(Extracted entries):
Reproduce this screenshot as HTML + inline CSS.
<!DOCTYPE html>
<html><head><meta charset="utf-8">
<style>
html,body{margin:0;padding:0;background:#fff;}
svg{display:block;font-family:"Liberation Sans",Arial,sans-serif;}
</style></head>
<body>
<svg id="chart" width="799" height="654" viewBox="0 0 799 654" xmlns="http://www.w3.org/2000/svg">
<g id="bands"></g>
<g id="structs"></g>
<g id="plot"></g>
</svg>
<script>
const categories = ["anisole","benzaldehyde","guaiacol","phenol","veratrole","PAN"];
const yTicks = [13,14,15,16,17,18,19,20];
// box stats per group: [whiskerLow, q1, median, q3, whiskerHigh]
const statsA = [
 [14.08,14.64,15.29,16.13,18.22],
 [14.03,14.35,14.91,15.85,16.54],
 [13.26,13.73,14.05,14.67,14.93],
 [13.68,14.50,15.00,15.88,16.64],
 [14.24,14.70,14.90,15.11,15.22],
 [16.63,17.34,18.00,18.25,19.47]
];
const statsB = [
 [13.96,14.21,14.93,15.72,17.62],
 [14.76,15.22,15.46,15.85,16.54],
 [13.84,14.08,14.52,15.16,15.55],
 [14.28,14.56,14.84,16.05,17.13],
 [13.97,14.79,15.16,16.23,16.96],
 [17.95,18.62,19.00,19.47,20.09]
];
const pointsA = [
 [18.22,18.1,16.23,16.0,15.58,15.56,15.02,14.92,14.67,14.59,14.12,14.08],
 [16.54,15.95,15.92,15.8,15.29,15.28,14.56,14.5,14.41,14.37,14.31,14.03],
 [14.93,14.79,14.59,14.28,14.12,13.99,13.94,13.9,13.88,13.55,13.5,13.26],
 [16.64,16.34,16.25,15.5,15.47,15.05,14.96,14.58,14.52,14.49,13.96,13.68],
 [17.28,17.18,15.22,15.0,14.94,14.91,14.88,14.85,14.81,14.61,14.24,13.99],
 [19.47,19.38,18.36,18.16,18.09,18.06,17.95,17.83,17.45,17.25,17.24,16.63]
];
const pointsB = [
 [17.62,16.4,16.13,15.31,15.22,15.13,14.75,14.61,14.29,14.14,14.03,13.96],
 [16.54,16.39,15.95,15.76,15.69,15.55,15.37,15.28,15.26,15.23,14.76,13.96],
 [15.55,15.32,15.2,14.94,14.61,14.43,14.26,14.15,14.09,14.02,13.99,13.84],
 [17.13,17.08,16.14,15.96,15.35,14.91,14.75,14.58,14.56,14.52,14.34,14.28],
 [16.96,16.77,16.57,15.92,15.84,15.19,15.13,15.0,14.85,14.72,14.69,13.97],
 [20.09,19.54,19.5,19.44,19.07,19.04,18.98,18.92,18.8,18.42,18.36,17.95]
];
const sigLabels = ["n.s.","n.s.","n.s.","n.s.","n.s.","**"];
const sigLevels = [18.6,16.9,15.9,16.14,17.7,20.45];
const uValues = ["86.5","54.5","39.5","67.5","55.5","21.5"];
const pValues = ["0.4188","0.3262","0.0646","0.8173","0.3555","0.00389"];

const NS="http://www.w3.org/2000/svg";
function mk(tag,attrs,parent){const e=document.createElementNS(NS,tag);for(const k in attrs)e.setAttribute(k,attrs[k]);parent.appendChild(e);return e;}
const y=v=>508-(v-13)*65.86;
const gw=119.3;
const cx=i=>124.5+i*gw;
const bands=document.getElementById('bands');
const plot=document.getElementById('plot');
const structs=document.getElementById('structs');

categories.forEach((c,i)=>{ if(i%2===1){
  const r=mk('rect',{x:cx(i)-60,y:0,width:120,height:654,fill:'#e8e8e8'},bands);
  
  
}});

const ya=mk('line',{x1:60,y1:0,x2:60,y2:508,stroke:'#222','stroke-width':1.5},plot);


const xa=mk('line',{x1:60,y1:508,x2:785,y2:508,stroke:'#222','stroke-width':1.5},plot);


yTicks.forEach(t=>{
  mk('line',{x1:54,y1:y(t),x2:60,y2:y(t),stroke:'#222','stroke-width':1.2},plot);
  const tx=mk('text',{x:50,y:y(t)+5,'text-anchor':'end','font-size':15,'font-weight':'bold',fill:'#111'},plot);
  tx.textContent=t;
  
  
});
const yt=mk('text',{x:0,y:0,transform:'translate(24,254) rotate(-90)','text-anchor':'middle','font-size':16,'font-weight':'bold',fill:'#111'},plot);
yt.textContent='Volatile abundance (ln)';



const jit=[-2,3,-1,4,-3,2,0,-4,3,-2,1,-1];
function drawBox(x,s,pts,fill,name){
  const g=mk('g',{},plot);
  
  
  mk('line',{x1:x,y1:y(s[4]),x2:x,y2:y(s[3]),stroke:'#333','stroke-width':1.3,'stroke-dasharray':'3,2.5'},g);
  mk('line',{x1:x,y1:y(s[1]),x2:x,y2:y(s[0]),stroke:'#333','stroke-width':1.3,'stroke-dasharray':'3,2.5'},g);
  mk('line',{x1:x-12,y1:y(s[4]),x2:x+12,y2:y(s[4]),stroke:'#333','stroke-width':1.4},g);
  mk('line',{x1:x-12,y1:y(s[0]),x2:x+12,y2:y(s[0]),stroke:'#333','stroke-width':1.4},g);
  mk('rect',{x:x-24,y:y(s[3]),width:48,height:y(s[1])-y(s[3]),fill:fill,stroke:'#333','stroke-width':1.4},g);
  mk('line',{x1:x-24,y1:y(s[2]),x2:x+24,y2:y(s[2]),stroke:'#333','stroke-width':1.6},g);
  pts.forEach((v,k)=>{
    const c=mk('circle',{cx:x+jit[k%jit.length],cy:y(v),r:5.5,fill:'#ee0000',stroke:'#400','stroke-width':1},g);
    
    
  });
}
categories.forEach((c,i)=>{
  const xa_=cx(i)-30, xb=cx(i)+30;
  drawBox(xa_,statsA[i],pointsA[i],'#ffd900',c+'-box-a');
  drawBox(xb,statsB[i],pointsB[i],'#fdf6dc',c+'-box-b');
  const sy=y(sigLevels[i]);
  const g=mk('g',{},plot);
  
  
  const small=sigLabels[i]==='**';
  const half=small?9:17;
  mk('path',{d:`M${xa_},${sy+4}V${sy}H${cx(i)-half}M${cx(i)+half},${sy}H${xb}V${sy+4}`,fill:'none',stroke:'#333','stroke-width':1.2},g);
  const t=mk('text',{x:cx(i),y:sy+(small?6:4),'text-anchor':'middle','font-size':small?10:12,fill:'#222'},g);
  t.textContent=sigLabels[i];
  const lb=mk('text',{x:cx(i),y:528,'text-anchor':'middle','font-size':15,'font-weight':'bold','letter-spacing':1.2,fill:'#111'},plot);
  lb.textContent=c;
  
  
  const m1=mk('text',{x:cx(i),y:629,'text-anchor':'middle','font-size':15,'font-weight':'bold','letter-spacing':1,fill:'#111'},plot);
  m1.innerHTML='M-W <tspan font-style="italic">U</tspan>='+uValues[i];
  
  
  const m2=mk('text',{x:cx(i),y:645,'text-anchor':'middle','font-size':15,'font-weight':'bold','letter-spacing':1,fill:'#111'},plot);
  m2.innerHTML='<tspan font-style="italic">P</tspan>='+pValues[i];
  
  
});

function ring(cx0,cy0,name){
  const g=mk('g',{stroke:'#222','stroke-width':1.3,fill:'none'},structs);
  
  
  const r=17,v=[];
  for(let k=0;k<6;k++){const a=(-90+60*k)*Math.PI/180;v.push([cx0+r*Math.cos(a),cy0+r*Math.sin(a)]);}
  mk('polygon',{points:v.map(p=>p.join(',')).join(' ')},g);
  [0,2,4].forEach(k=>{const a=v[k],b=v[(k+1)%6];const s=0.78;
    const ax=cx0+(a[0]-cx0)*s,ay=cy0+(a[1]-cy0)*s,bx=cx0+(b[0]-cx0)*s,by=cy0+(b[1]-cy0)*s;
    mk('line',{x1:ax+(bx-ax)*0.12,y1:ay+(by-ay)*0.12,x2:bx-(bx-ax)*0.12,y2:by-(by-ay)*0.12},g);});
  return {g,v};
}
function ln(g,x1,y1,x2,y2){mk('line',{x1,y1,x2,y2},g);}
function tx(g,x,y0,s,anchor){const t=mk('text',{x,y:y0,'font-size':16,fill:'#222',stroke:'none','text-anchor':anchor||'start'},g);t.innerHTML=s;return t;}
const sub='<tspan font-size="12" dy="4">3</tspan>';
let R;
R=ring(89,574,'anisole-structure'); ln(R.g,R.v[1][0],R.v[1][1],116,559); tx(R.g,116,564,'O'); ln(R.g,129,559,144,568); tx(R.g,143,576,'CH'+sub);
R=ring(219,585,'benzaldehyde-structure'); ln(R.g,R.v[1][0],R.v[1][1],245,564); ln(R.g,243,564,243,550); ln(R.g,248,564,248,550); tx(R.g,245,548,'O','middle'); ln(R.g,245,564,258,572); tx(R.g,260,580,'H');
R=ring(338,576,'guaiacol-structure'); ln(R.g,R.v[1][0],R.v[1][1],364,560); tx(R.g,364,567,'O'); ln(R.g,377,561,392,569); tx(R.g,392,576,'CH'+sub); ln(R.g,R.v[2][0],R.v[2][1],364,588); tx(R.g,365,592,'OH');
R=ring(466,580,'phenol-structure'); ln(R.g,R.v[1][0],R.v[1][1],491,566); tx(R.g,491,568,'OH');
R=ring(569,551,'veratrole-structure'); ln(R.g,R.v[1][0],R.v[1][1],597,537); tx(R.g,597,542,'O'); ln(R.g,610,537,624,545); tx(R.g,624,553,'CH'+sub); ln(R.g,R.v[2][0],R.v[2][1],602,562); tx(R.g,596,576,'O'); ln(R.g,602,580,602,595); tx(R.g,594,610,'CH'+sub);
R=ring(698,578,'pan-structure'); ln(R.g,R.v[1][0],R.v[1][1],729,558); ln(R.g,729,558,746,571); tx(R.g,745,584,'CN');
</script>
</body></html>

--

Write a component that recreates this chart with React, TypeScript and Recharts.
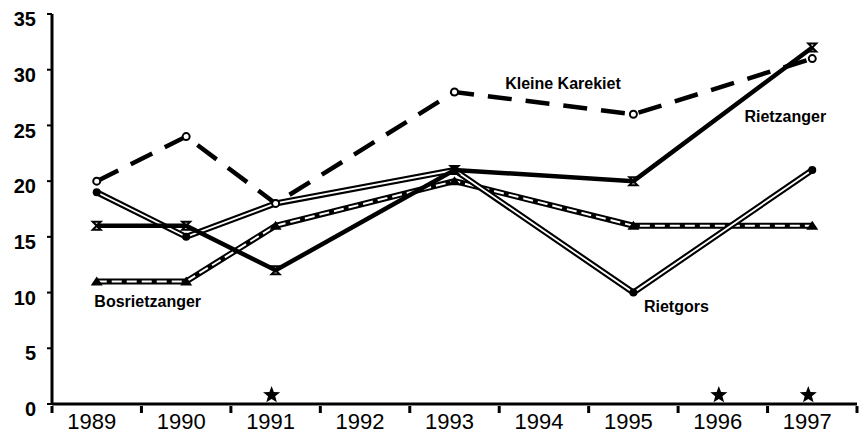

(The problem): Filter the records for lines holding the string "this". Copy each one.

(Task solution):
Reproduce this screenshot as HTML + inline CSS.
Write a component that recreates this chart with React, TypeScript and Recharts.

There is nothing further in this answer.